_What is required_
Retype the opening lines of the data exactly, stopping after the line that contains "rho = 1 - np.exp(-t)". Skip every picture.

_Given data_

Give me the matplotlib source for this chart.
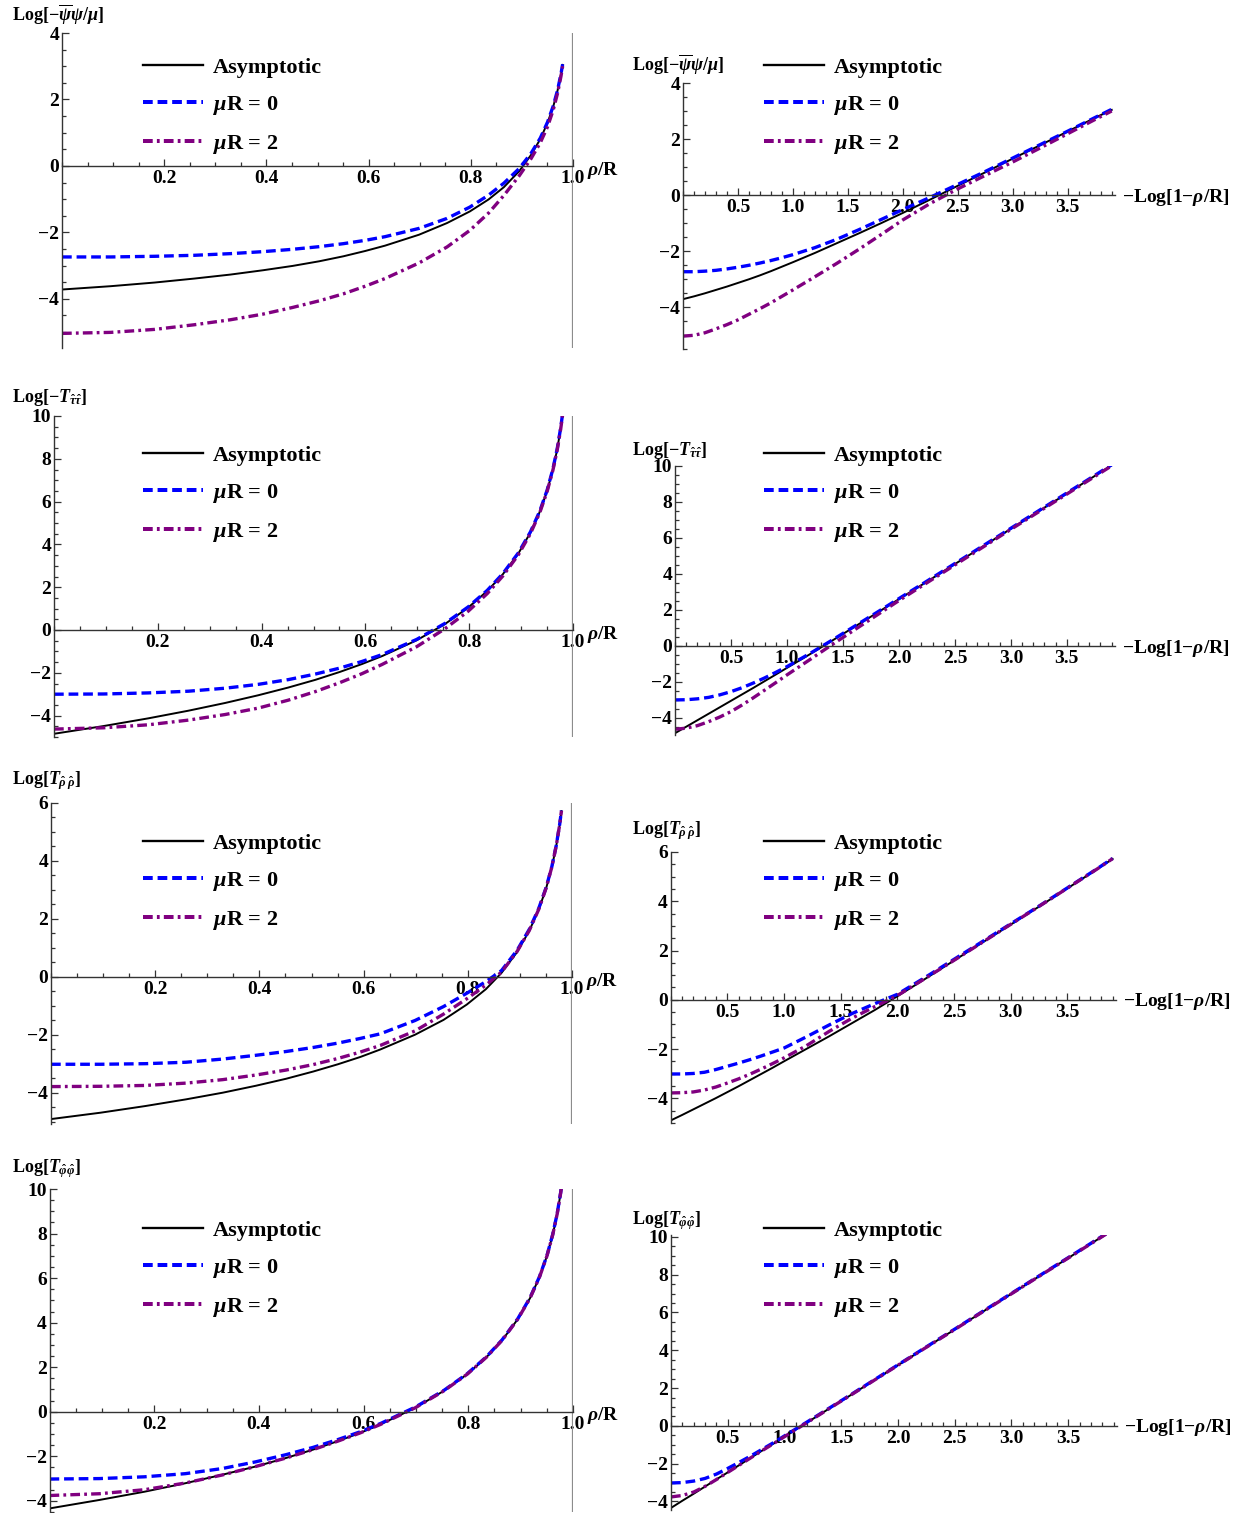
import numpy as np
import matplotlib
matplotlib.use('Agg')
from matplotlib import pyplot as plt
from matplotlib.ticker import MultipleLocator, FormatStrFormatter
import matplotlib.transforms as mtransforms

plt.rcParams['font.family'] = ['Liberation Serif', 'DejaVu Serif']
plt.rcParams['font.weight'] = 'bold'
plt.rcParams['mathtext.fontset'] = 'custom'
plt.rcParams['mathtext.rm'] = 'Liberation Serif:bold'
plt.rcParams['mathtext.it'] = 'Liberation Serif:italic:bold'
plt.rcParams['mathtext.bf'] = 'Liberation Serif:bold'
plt.rcParams['lines.scale_dashes'] = False

W, H = 1244, 1513

# sample points in t = -Log[1 - rho/R]; left panels use rho/R = 1 - exp(-t)
t = np.array([0, 0.1, 0.2, 0.3, 0.4, 0.5, 0.6, 0.7, 0.8, 0.9, 1.0, 1.2, 1.4,
              1.6, 1.8, 2.0, 2.25, 2.5, 2.75, 3.0, 3.25, 3.5, 3.75, 3.9])
rho = 1 - np.exp(-t)

# Log[-psibar psi / mu]
psi_asym = [-3.72, -3.62, -3.51, -3.39, -3.27, -3.14, -3.01, -2.87, -2.72,
            -2.56, -2.40, -2.07, -1.72, -1.37, -1.01, -0.64, -0.16, 0.33,
            0.81, 1.30, 1.78, 2.27, 2.76, 3.04]
psi_mu0 = [-2.74, -2.74, -2.72, -2.69, -2.64, -2.58, -2.51, -2.43, -2.34,
           -2.24, -2.13, -1.88, -1.58, -1.24, -0.88, -0.52, -0.08, 0.38,
           0.84, 1.32, 1.80, 2.28, 2.77, 3.06]
psi_mu2 = [-5.04, -5.01, -4.92, -4.78, -4.63, -4.46, -4.26, -4.06, -3.85,
           -3.62, -3.39, -2.92, -2.44, -1.94, -1.42, -0.89, -0.30, 0.22,
           0.70, 1.18, 1.68, 2.19, 2.70, 3.00]

# Log[-T_tau tau]
ttau_asym = [-4.85, -4.49, -4.13, -3.77, -3.41, -3.05, -2.69, -2.33, -1.96,
             -1.59, -1.22, -0.48, 0.28, 1.05, 1.82, 2.60, 3.57, 4.55, 5.53,
             6.51, 7.49, 8.47, 9.45, 10.04]
ttau_mu0 = [-3.00, -2.99, -2.94, -2.86, -2.72, -2.54, -2.32, -2.06, -1.78,
            -1.47, -1.15, -0.44, 0.31, 1.08, 1.85, 2.63, 3.60, 4.58, 5.56,
            6.54, 7.52, 8.50, 9.48, 10.07]
ttau_mu2 = [-4.63, -4.57, -4.43, -4.21, -3.95, -3.65, -3.28, -2.88, -2.46,
            -2.04, -1.61, -0.78, 0.06, 0.88, 1.70, 2.52, 3.51, 4.50, 5.49,
            6.48, 7.46, 8.44, 9.42, 10.01]

# Log[T_rho rho]
trho_asym = [-4.90, -4.68, -4.45, -4.22, -3.99, -3.75, -3.51, -3.26, -3.01,
             -2.76, -2.50, -1.99, -1.48, -0.95, -0.42, 0.14, 0.86, 1.59,
             2.32, 3.05, 3.78, 4.52, 5.26, 5.72]
trho_mu0 = [-3.01, -3.01, -2.99, -2.94, -2.83, -2.70, -2.57, -2.43, -2.28,
            -2.12, -1.96, -1.50, -1.02, -0.56, -0.16, 0.22, 0.92, 1.64,
            2.36, 3.08, 3.80, 4.54, 5.28, 5.74]
trho_mu2 = [-3.78, -3.77, -3.74, -3.66, -3.54, -3.38, -3.21, -3.02, -2.81,
            -2.59, -2.36, -1.86, -1.28, -0.75, -0.28, 0.17, 0.88, 1.60,
            2.33, 3.06, 3.79, 4.53, 5.27, 5.73]

# Log[T_phi phi]
tphi_asym = [-4.34, -3.96, -3.59, -3.21, -2.83, -2.46, -2.08, -1.70, -1.32,
             -0.95, -0.57, 0.18, 0.94, 1.69, 2.45, 3.21, 4.16, 5.10, 6.05,
             6.99, 7.94, 8.88, 9.83, 10.40]
tphi_mu0 = [-3.02, -3.00, -2.92, -2.78, -2.55, -2.25, -1.93, -1.60, -1.25,
            -0.90, -0.53, 0.21, 0.96, 1.71, 2.47, 3.23, 4.18, 5.12, 6.07,
            7.01, 7.96, 8.90, 9.85, 10.42]
tphi_mu2 = [-3.76, -3.68, -3.50, -3.20, -2.84, -2.46, -2.08, -1.70, -1.32,
            -0.95, -0.57, 0.18, 0.94, 1.69, 2.45, 3.21, 4.16, 5.10, 6.05,
            6.99, 7.94, 8.88, 9.83, 10.40]

ylabels = [r'Log[$-\overline{\psi}\psi/\mu$]',
           r'Log[$-T_{\hat{\tau}\hat{\tau}}$]',
           r'Log[$T_{\hat{\rho}\,\hat{\rho}}$]',
           r'Log[$T_{\hat{\varphi}\hat{\varphi}}$]']
series = [(psi_asym, psi_mu0, psi_mu2),
          (ttau_asym, ttau_mu0, ttau_mu2),
          (trho_asym, trho_mu0, trho_mu2),
          (tphi_asym, tphi_mu0, tphi_mu2)]
yticks = [[-4, -2, 0, 2, 4], [-4, -2, 0, 2, 4, 6, 8, 10],
          [-4, -2, 0, 2, 4, 6], [-4, -2, 0, 2, 4, 6, 8, 10]]
ylim_left = [(-5.48, 4), (-5.0, 10), (-5.07, 6), (-4.5, 10)]
ylim_right = [(-5.5, 4), (-4.95, 10), (-5.0, 6), (-4.45, 10.1)]

# axes boxes in pixels: x0, y0(top), x1, y1(bottom)
box_left = [(62, 33, 573, 348), (54, 416, 573, 737),
            (51, 803, 572, 1124), (49.5, 1189, 573, 1512)]
box_right = [(683, 83, 1115, 349), (675, 466, 1115, 735),
             (670.5, 852, 1116, 1123), (671, 1235, 1117, 1510)]
ylab_left = [21, 402, 784, 1172]
ylab_right = [71, 455, 834, 1224]
legend_top = [57, 445, 833, 1220]


def px_rect(b):
    x0, y0, x1, y1 = b
    return [x0/W, 1 - y1/H, (x1 - x0)/W, (y1 - y0)/H]


def setup_axes(ax, xlim, ylim, xticks, xminor, yt):
    ax.set_xlim(*xlim)
    ax.set_ylim(*ylim)
    ax.spines['left'].set_position(('data', 0))
    ax.spines['bottom'].set_position(('data', 0))
    ax.spines['top'].set_visible(False)
    ax.spines['right'].set_visible(False)
    for s in ['left', 'bottom']:
        ax.spines[s].set_color('#333333')
        ax.spines[s].set_linewidth(1.0)
    ax.set_xticks(xticks)
    ax.xaxis.set_major_formatter(FormatStrFormatter('%.1f'))
    ax.xaxis.set_minor_locator(MultipleLocator(xminor))
    ax.set_yticks(yt)
    ax.yaxis.set_minor_locator(MultipleLocator(0.5))
    ax.tick_params(which='both', direction='in', color='#333333', width=0.9)
    ax.tick_params(which='major', length=5)
    ax.tick_params(which='minor', length=2.8)
    ax.tick_params(axis='x', labelsize=14, pad=3)
    ax.tick_params(axis='y', labelsize=14, pad=2)
    ax.patch.set_visible(False)


def draw_lines(ax, x, ys):
    a, m0, m2 = ys
    l1, = ax.plot(x, a, color='black', lw=1.4, label='Asymptotic')
    l2, = ax.plot(x, m0, color='blue', lw=2.4, dashes=(7, 3.5),
                  label=r'$\mu$R = 0')
    l3, = ax.plot(x, m2, color='purple', lw=2.4, dashes=(7, 3, 2, 3),
                  label=r'$\mu$R = 2')
    return [l1, l2, l3]


def add_legend(ax, handles, x_px, top_px):
    leg = ax.legend(handles=handles, loc='upper left',
                    bbox_to_anchor=(x_px/W, 1 - top_px/H),
                    bbox_transform=fig.transFigure, frameon=False,
                    fontsize=16, handlelength=2.7, handletextpad=0.45,
                    labelspacing=0.72, borderpad=0, borderaxespad=0)
    for ln in leg.get_lines():
        ln.set_linewidth(ln.get_linewidth() * 1.2)


fig = plt.figure(figsize=(W/100, H/100), dpi=100)

for i in range(4):
    # left: against rho/R
    ax = fig.add_axes(px_rect(box_left[i]))
    handles = draw_lines(ax, rho, series[i])
    ax.axvline(1.0, color='0.55', lw=1.6)
    setup_axes(ax, (0, 1.0), ylim_left[i], [0.2, 0.4, 0.6, 0.8, 1.0], 0.05,
               yticks[i])
    tr = mtransforms.blended_transform_factory(ax.transAxes, ax.transData)
    ax.annotate(r'$\rho$/R', xy=(1.0, 0), xycoords=tr, xytext=(10, -3),
                textcoords='offset points', fontsize=14, ha='left',
                va='center')
    add_legend(ax, handles, 143, legend_top[i])
    fig.text(12/W, 1 - ylab_left[i]/H, ylabels[i], fontsize=13,
             ha='left', va='baseline')

    # right: against -Log[1 - rho/R]
    ax = fig.add_axes(px_rect(box_right[i]))
    handles = draw_lines(ax, t, series[i])
    setup_axes(ax, (0, 3.93), ylim_right[i],
               [0.5, 1.0, 1.5, 2.0, 2.5, 3.0, 3.5], 0.1, yticks[i])
    tr = mtransforms.blended_transform_factory(ax.transAxes, ax.transData)
    ax.annotate(r'$-$Log[1$-\rho$/R]', xy=(1.0, 0), xycoords=tr,
                xytext=(5, -1.5), textcoords='offset points', fontsize=14,
                ha='left', va='center')
    add_legend(ax, handles, 764, legend_top[i])
    fig.text(632/W, 1 - ylab_right[i]/H, ylabels[i], fontsize=13,
             ha='left', va='baseline')

fig.savefig('out.png', dpi=100)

_Answer for the task_
Give me the matplotlib source for this chart.
import numpy as np
import matplotlib
matplotlib.use('Agg')
from matplotlib import pyplot as plt
from matplotlib.ticker import MultipleLocator, FormatStrFormatter
import matplotlib.transforms as mtransforms

plt.rcParams['font.family'] = ['Liberation Serif', 'DejaVu Serif']
plt.rcParams['font.weight'] = 'bold'
plt.rcParams['mathtext.fontset'] = 'custom'
plt.rcParams['mathtext.rm'] = 'Liberation Serif:bold'
plt.rcParams['mathtext.it'] = 'Liberation Serif:italic:bold'
plt.rcParams['mathtext.bf'] = 'Liberation Serif:bold'
plt.rcParams['lines.scale_dashes'] = False

W, H = 1244, 1513

# sample points in t = -Log[1 - rho/R]; left panels use rho/R = 1 - exp(-t)
t = np.array([0, 0.1, 0.2, 0.3, 0.4, 0.5, 0.6, 0.7, 0.8, 0.9, 1.0, 1.2, 1.4,
              1.6, 1.8, 2.0, 2.25, 2.5, 2.75, 3.0, 3.25, 3.5, 3.75, 3.9])
rho = 1 - np.exp(-t)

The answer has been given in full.